While vaccines have made gatherings much safer this season, there are still a lot of complicated unknowns.

Should I get rapid tests? “If you’re traveling, I think that rapid testing is a good idea,” says Emily Oster, an economist and author of the ParentData book series and newsletter, which offer data-driven advice for decision-making in pregnancy and parenting. “Even if everyone in your group is vaccinated, rapid testing before and after you arrive adds an extra layer of safety.”

Can relatives hold my baby?

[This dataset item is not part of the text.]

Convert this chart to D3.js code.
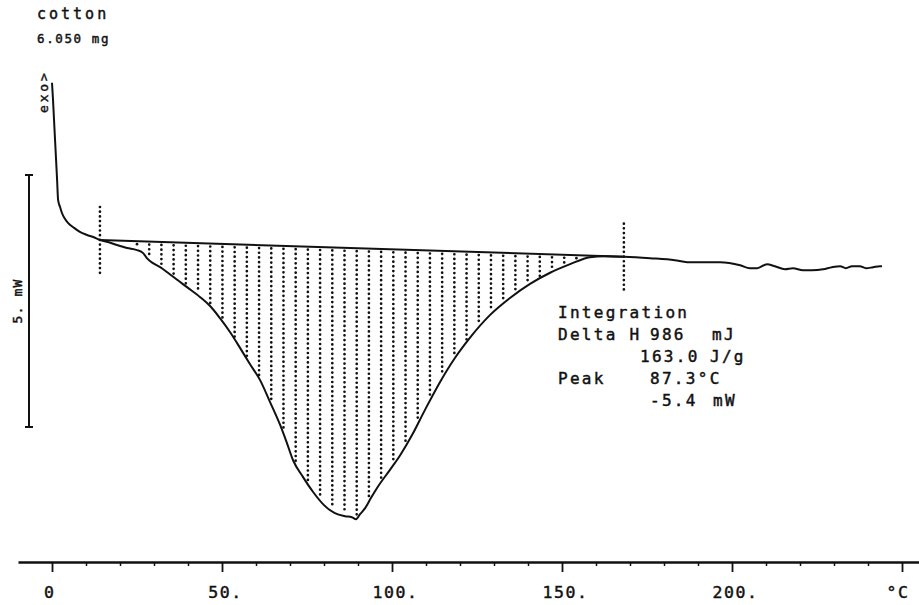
<!DOCTYPE html>
<html>
<head>
<meta charset="utf-8">
<script src="https://cdn.jsdelivr.net/npm/d3@7"></script>
<style>
body { margin: 0; background: #fff; }
svg text { font-family: "DejaVu Sans Mono", monospace; fill: #111; stroke: #111; stroke-width: 0.45px; }
</style>
</head>
<body>
<svg id="chart" width="919" height="605"></svg>
<script>
var width = 919;
var height = 605;

// trace: temperature in °C, heat flow in mW (zero at the left integration limit)
var temps = [0, 0.3, 0.6, 0.9, 1.2, 1.5, 1.8, 2.4, 2.9, 3.8, 4.7, 6.5, 8.2, 10.3, 12.1, 14.1,
  16.5, 19.1, 22.1, 25.0, 26.8, 27.9, 29.7, 31.8, 34.1, 36.8, 40.0, 43.5, 46.5, 49.4, 52.4,
  55.3, 58.2, 61.2, 64.1, 67.1, 69.1, 70.9, 73.8, 76.8, 80.0, 83.2, 86.2, 88.2, 89.4, 90.6,
  92.1, 93.8, 95.6, 99.4, 102.4, 105.9, 109.7, 114.1, 118.5, 122.9, 128.8, 134.7, 140.6,
  146.5, 152.4, 158.2, 162.6, 168.2, 175.9, 183.2, 186.8, 196.5, 202.4, 205.3, 207.4, 210.3,
  212.6, 215.6, 217.9, 220.9, 223.5, 226.8, 229.4, 231.8, 233.5, 235.3, 237.6, 239.4, 241.5,
  243.5, 244.1];
var flows = [3.12, 2.78, 2.38, 1.98, 1.59, 1.19, 0.79, 0.65, 0.54, 0.42, 0.34, 0.24, 0.16, 0.10, 0.06, 0.00,
  -0.04, -0.10, -0.16, -0.20, -0.26, -0.36, -0.46, -0.54, -0.65, -0.79, -0.95, -1.13, -1.31, -1.55, -1.83,
  -2.14, -2.46, -2.78, -3.21, -3.67, -4.03, -4.37, -4.70, -5.00, -5.26, -5.42, -5.48, -5.50, -5.54, -5.44,
  -5.32, -5.12, -4.92, -4.56, -4.27, -3.87, -3.37, -2.82, -2.34, -1.94, -1.49, -1.15, -0.87,
  -0.65, -0.48, -0.34, -0.32, -0.33, -0.36, -0.40, -0.44, -0.44, -0.50, -0.56, -0.56, -0.48,
  -0.52, -0.58, -0.56, -0.60, -0.60, -0.58, -0.54, -0.52, -0.56, -0.52, -0.52, -0.56, -0.54,
  -0.52, -0.52];

var majorTicks = [0, 50, 100, 150, 200, 250];
var majorLabels = ["0", "50.", "100.", "150.", "200.", "°C"];
var minorTicks = [10, 20, 30, 40, 60, 70, 80, 90, 110, 120, 130, 140, 160, 170, 180, 190, 210, 220, 230, 240];

var limits = [14.1, 168.2];
var hatchStart = 25.0;
var hatchStep = 3.59;
var scaleTop = 1.29;   // mW at top of the 5 mW bar
var scaleSpan = 5;

var sampleName = "cotton";
var sampleMass = "6.050 mg";
var scaleLabel = "5. mW";
var exoLabel = "exo>";
var resultTokens = [["Integration"], ["Delta H", "986", "mJ"], ["163.0", "J/g"], ["Peak", "87.3°C"], ["-5.4", "mW"]];

var svg = d3.select("#chart");
var x = d3.scaleLinear().domain([-10, 255]).range([18, 919]);
var y = d3.scaleLinear().domain([-7, 4]).range([592.8, 38.4]);
var axisY = 562;

function flowAt(t) {
  var i = d3.bisectLeft(temps, t);
  if (i <= 0) return flows[0];
  if (i >= temps.length) return flows[flows.length - 1];
  var t0 = temps[i - 1], t1 = temps[i];
  return flows[i - 1] + (flows[i] - flows[i - 1]) * (t - t0) / (t1 - t0);
}
var b0 = flowAt(limits[0]);
var b1 = flowAt(limits[1]);
function baseAt(t) {
  return b0 + (b1 - b0) * (t - limits[0]) / (limits[1] - limits[0]);
}

// x axis: long line, major and minor ticks hanging down
var minorAxis = d3.axisBottom(x).tickValues(minorTicks).tickSize(4).tickSizeOuter(0).tickFormat("");
var majorAxis = d3.axisBottom(x).tickValues(majorTicks).tickSize(10).tickSizeOuter(0).tickFormat("");
var gMinor = svg.append("g").attr("transform", `translate(0,${axisY})`).call(minorAxis);
gMinor.select(".domain").remove();
gMinor.selectAll("line").attr("stroke", "#111").attr("stroke-width", 1.5);
var gMajor = svg.append("g").attr("transform", `translate(0,${axisY})`).call(majorAxis);
gMajor.select(".domain").attr("stroke", "#111").attr("stroke-width", 2.4);
gMajor.selectAll("line").attr("stroke", "#111").attr("stroke-width", 1.8);

var pitch = 11.5, tickFont = 16.5, tickSpacing = pitch - tickFont * 0.602;
majorTicks.forEach((t, i) => {
  var lab = majorLabels[i];
  var digits = lab.replace(".", "").length;
  var x0;
  if (lab === "°C") x0 = x(t) - pitch - 4;
  else x0 = x(t) - 3 - (digits * pitch - tickSpacing) / 2;
  svg.append("text")
    .attr("x", x0)
    .attr("y", 598)
    .style("font-size", tickFont + "px")
    .style("letter-spacing", tickSpacing + "px")
    .text(lab);
});

// hatching between baseline and the peak
var hatch = [];
for (var t = hatchStart; t < limits[1]; t += hatchStep) {
  var yTop = y(baseAt(t)) + 3;
  var yBot = y(flowAt(t)) - 2.5;
  if (yBot >= yTop) hatch.push({ t: t, y1: yTop, y2: yBot });
}
var dotted = { width: 2.7, dash: "0 4.7" };
svg.append("g").selectAll("line")
  .data(hatch)
  .enter()
  .append("line")
  .attr("x1", d => x(d.t))
  .attr("x2", d => x(d.t))
  .attr("y1", d => d.y1)
  .attr("y2", d => d.y2)
  .attr("stroke", "#111")
  .attr("stroke-width", dotted.width)
  .attr("stroke-linecap", "round")
  .attr("stroke-dasharray", dotted.dash);

// integration limit markers
svg.append("g").selectAll("line")
  .data(limits)
  .enter()
  .append("line")
  .attr("x1", d => x(d))
  .attr("x2", d => x(d))
  .attr("y1", d => y(flowAt(d)) - 33)
  .attr("y2", d => y(flowAt(d)) + 33)
  .attr("stroke", "#111")
  .attr("stroke-width", dotted.width)
  .attr("stroke-linecap", "round")
  .attr("stroke-dasharray", dotted.dash);

// baseline
svg.append("line")
  .attr("x1", x(limits[0])).attr("y1", y(b0))
  .attr("x2", x(limits[1])).attr("y2", y(b1))
  .attr("stroke", "#111")
  .attr("stroke-width", 2);

// the trace
var points = temps.map((t, i) => [t, flows[i]]);
var line = d3.line()
  .x(d => x(d[0]))
  .y(d => y(d[1]))
  .curve(d3.curveMonotoneX);
svg.append("path")
  .datum(points)
  .attr("fill", "none")
  .attr("stroke", "#111")
  .attr("stroke-width", 2)
  .attr("stroke-linejoin", "round")
  .attr("d", line);

// 5 mW scale bar
var barX = 29;
svg.append("line")
  .attr("x1", barX).attr("x2", barX)
  .attr("y1", y(scaleTop)).attr("y2", y(scaleTop - scaleSpan))
  .attr("stroke", "#111").attr("stroke-width", 2);
[scaleTop, scaleTop - scaleSpan].forEach(v => {
  svg.append("line")
    .attr("x1", barX - 4).attr("x2", barX + 4)
    .attr("y1", y(v)).attr("y2", y(v))
    .attr("stroke", "#111").attr("stroke-width", 2);
});
svg.append("text")
  .attr("transform", `translate(22,${y(scaleTop - scaleSpan / 2)}) rotate(-90)`)
  .attr("text-anchor", "middle")
  .style("font-size", "13px")
  .style("letter-spacing", "1.2px")
  .text(scaleLabel);

svg.append("text")
  .attr("transform", "translate(48,113) rotate(-90)")
  .style("font-size", "13px")
  .style("letter-spacing", "2.8px")
  .text(exoLabel);

// sample header
svg.append("text")
  .attr("x", 37).attr("y", 19)
  .style("font-size", "15px")
  .style("letter-spacing", "3px")
  .text(sampleName);
svg.append("text")
  .attr("x", 37).attr("y", 43)
  .style("font-size", "12.5px")
  .style("letter-spacing", "1.6px")
  .text(sampleMass);

// integration results
var resultX = [[558], [558, 650, 712], [640, 710], [558, 650], [650, 713]];
var resultY = [318, 340, 362, 384, 406];
resultTokens.forEach((row, r) => {
  row.forEach((tok, c) => {
    svg.append("text")
      .attr("x", resultX[r][c])
      .attr("y", resultY[r])
      .style("font-size", "16px")
      .style("letter-spacing", "2.3px")
      .text(tok);
  });
});
</script>
</body>
</html>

When I asked our pediatrician what we could do to keep our baby healthy in a crowd of loving relatives, she suggested that we ask everyone to wear a mask while holding him. She also told us to throw her under the bus if we needed a scapegoat: “Feel free to say your pediatrician told you to do it.”

To be honest, I’m still on the fence about whether I’ll ask every vaccinated relative to wear a mask to hold our baby for the full week of Thanksgiving. Instead, I might opt for a hybrid model — ask everyone to mask for the first few days after they arrive and test negative for COVID, and then relax the rules when it’s clear that no one is sick.

How do I know if I’m making a safe decision? “It’s important to understand your own risk tolerance, and communicate it,” says Dr. Prasad. But that’s easier said than done — and what is “risk tolerance,” anyway?